I'm sure Celtic will represent a brand of football that is above most, if not all, MLS sides. The Scottish League is considered the 26th best league in the world, according to IFFHS, while MLS is ranked 46th. I have no doubt that the Sounders will have their hands full, even if starters log significant minutes.

It's just that the Sounders have been telling us that they want to be taken seriously, not just as a good MLS side, but as one that has some aspirations of becoming world class. The entire concept of friendlies rubs many serious soccer fans wrong, as it has the feeling of a cynical ploy to sell a few thousand extra tickets. In this case, it comes essentially in the middle of the season and only seems to distract from the goal of winning multiple trophies.

At least with Boca Juniors, fans will be exposed to a different style of soccer than they've previously witnessed at Qwest Field.

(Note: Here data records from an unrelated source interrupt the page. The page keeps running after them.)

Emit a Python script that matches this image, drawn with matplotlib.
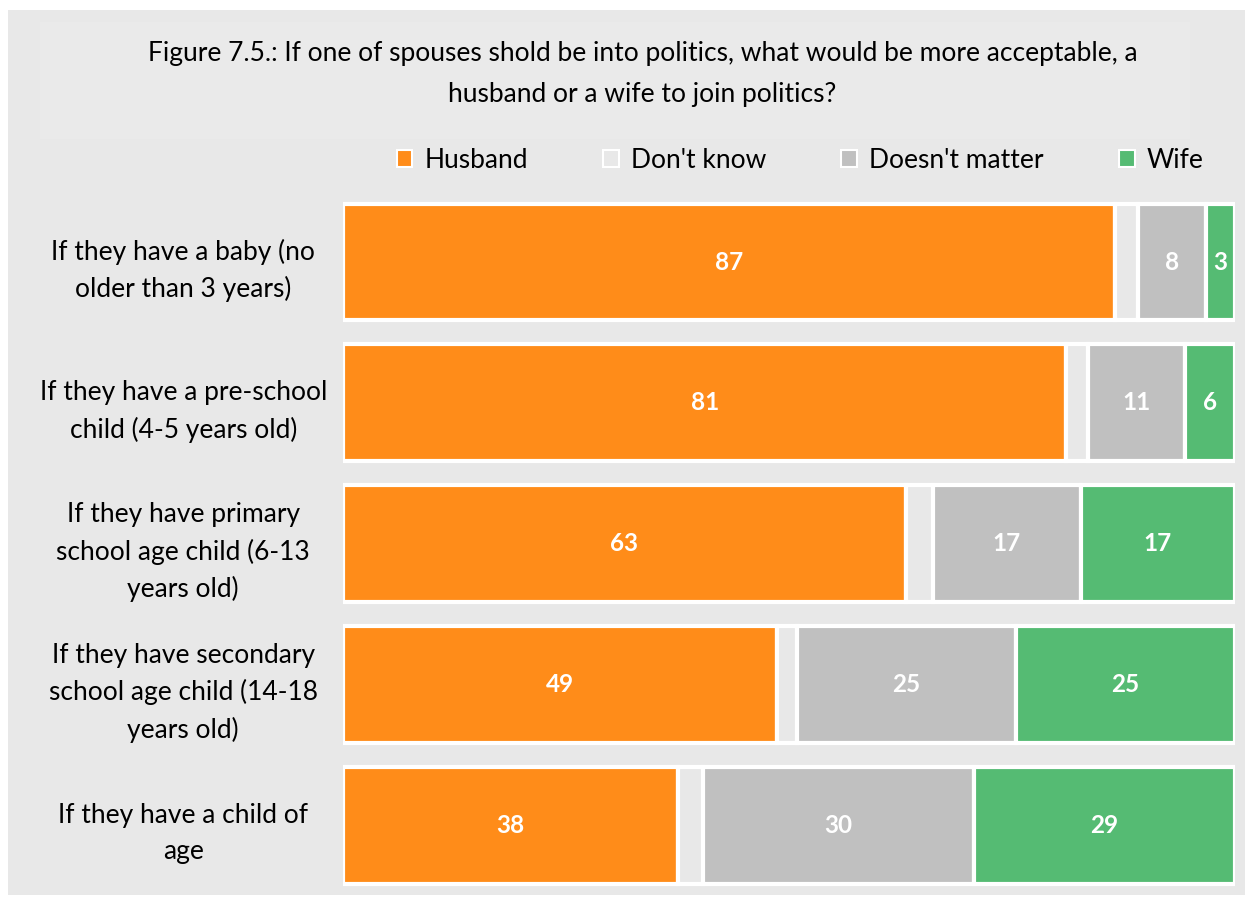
import matplotlib
matplotlib.use("Agg")
import matplotlib.pyplot as plt
from matplotlib.patches import Patch, Rectangle

plt.rcParams['font.family'] = ['Lato', 'DejaVu Sans']

categories = [
    "If they have a baby (no\nolder than 3 years)",
    "If they have a pre-school\nchild (4-5 years old)",
    "If they have primary\nschool age child (6-13\nyears old)",
    "If they have secondary\nschool age child (14-18\nyears old)",
    "If they have a child of\nage",
]
series_names = ["Husband", "Don't know", "Doesn't matter", "Wife"]
husband = [86.6, 81.1, 63.1, 48.6, 37.6]
dont_know = [2.5, 2.4, 3.0, 2.3, 2.8]
doesnt_matter = [7.6, 10.9, 16.6, 24.55, 30.3]
wife = [3.3, 5.6, 17.3, 24.55, 29.3]
colors = ["#FF8C19", "#E8E8E8", "#C0C0C0", "#55BB73"]
show_labels = [True, False, True, True]

bg = "#E8E8E8"
fig = plt.figure(figsize=(12.5, 8.97), dpi=100, facecolor="white")
fig.patches.append(Rectangle((0.006, 0.002), 0.99, 0.987, transform=fig.transFigure,
                             facecolor=bg, edgecolor="none", zorder=-2))
fig.patches.append(Rectangle((0.032, 0.845), 0.92, 0.13, transform=fig.transFigure,
                             facecolor="#EAEAEA", edgecolor="none", zorder=-1))

ax = fig.add_axes([0.2744, 0.0012, 0.7136, 0.7852])
ax.set_facecolor(bg)
ax.patch.set_alpha(0)

data = [husband, dont_know, doesnt_matter, wife]
y = list(range(len(categories)))
left = [0.0] * len(categories)
for name, vals, col, lab in zip(series_names, data, colors, show_labels):
    bars = ax.barh(y, vals, left=left, height=0.83, color=col, edgecolor="white",
                   linewidth=3, label=name)
    if lab:
        ax.bar_label(bars, labels=[f"{int(v + 0.5):d}" for v in vals], label_type="center",
                     color="white", fontsize=17.5, fontweight="bold")
    left = [a + b for a, b in zip(left, vals)]

ax.set_xlim(0, 100)
ax.set_ylim(4.5, -0.5)
ax.set_yticks(y)
ax.set_yticklabels(categories, fontsize=19, ha="center", linespacing=1.55)
ax.tick_params(axis="y", length=0, pad=115)
ax.set_xticks([])
for s in ax.spines.values():
    s.set_visible(False)

fig.text(0.514, 0.918, "Figure 7.5.: If one of spouses shold be into politics, what would be more acceptable, a\nhusband or a wife to join politics?",
         ha="center", va="center", fontsize=19, linespacing=1.8)

handles = [Patch(facecolor=c, edgecolor="white", linewidth=1.5) for c in colors]
fig.legend(handles, series_names, loc="center", bbox_to_anchor=(0.64, 0.821), ncol=4,
           frameon=False, fontsize=19, handlelength=0.6, handleheight=0.6,
           handletextpad=0.45, columnspacing=2.85)

fig.savefig("out.png", dpi=100, facecolor="white")
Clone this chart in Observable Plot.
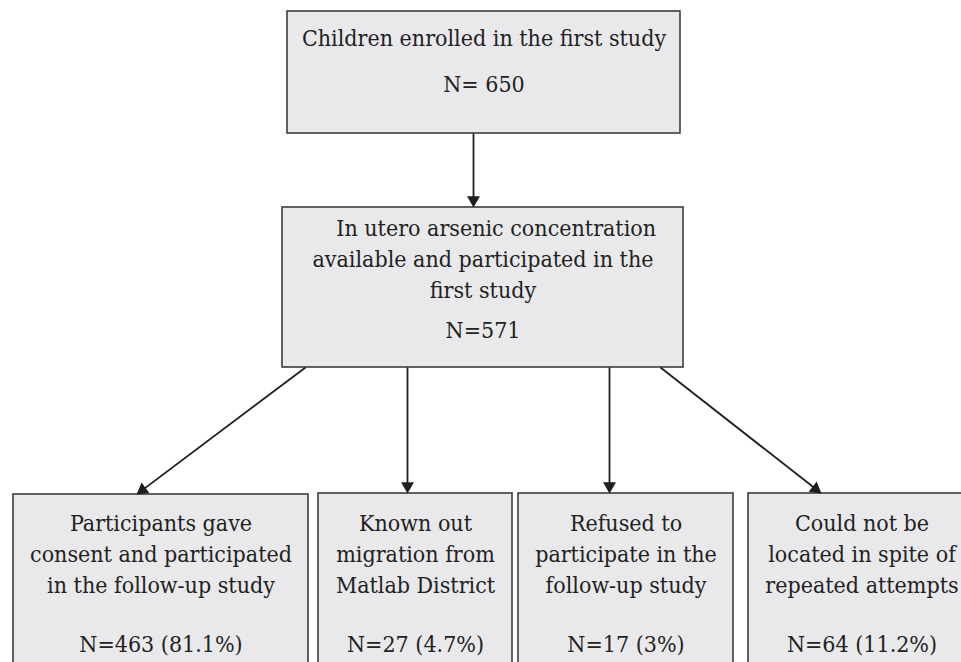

The team is among the most decorated in the world and is considered one of the top 15 teams over the past two decades. Sounders management deserves credit for going a bit outside the box with this selection, although it's unfortunate the game will be played on a Wednesday, May 26. (Sigi Schmid made a comment Wednesday that this game allows the team to not have a reserve game that week and would likely feature "some different people.")

It's harder to find the same kind of thinking with the scheduling of Celtic, which will play on a Sunday (and after a Thursday game). Not only have Celtic visited Qwest Field twice since 2003 (they also played there the following year), but the style of football will essentially by EPL-lite.

I'm sure Celtic will draw plenty of fans, and the atmosphere will undoubtedly be festive. At this point in the Sounders' young top-division history, I'd just like to think that mid-season distractions should be saved for special occasions. Right now, this doesn't feel like one.

UPDATE: Pre-sale for the Boca Juniors game has started.